Thanks Jason!
That's good, new info for me. That'll help me *at the very least*
visualize what I am trying to do a little better. I've been very curious
to know what the rough shapes of those graphs look like.
Joe
Justin Mason wrote:
-----BEGIN PGP SIGNED MESSAGE-----
Hash: SHA1
There's another thing worth noting -- the SpamAssassin score distribution
for hams and spams isn't even.
If you draw a graph of hams and spams, plotting the number of mails in
each category as the vertical axis and the score they get as teh
horizontal axis, you don't get a simple pair of intersecting straight
lines.
Instead, since we have many more mark-as-spam rules than mark-as-ham,
and due to how the perceptron attempts to optimise for the 5.0
threshold, what happens is that you have two different lines.

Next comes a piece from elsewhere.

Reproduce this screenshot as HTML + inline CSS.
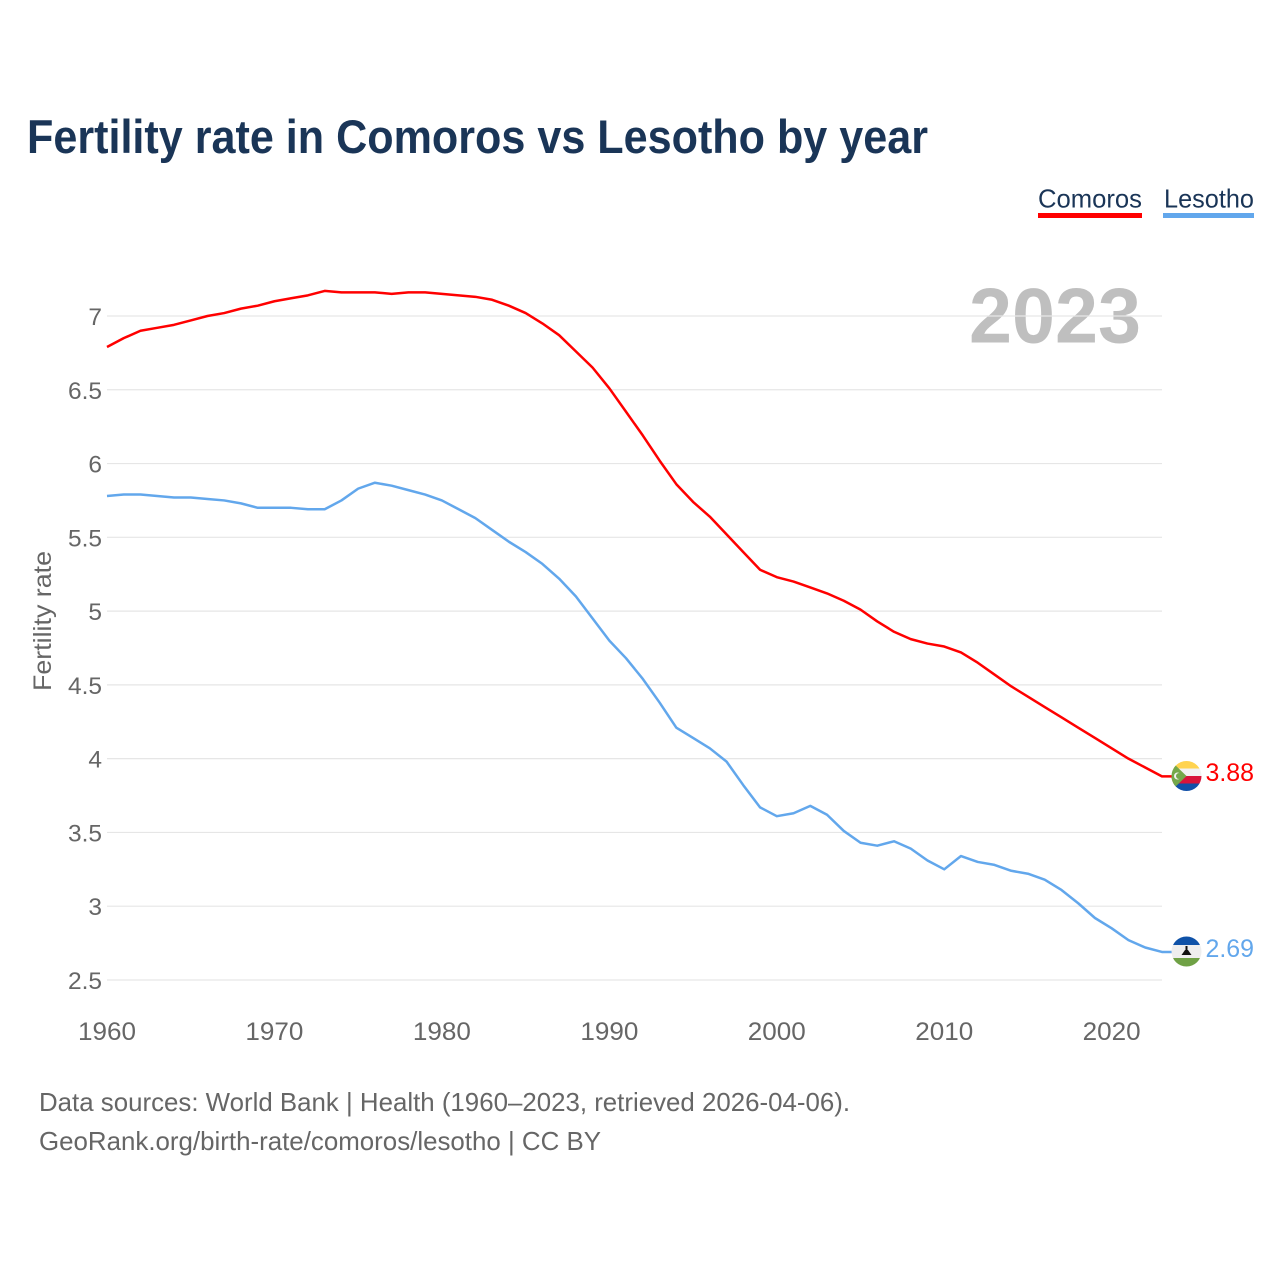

The ham line is a sigmoid curve, that starts high in the negative area,
and curves down to almost 0 at the 5.0 threshold mark. The spam line, by
contrast, is a straight line.
http://taint.org/xfer/2005/score-dist-doodle.gif is a doodle to illustrate
this, or take a look at
http://spamassassin.apache.org/presentations/HEANet_2002/img12.html
for real-world graphs of this data from 2002 -- although graphing
the inverse.
Very interesting approach though!
- --j.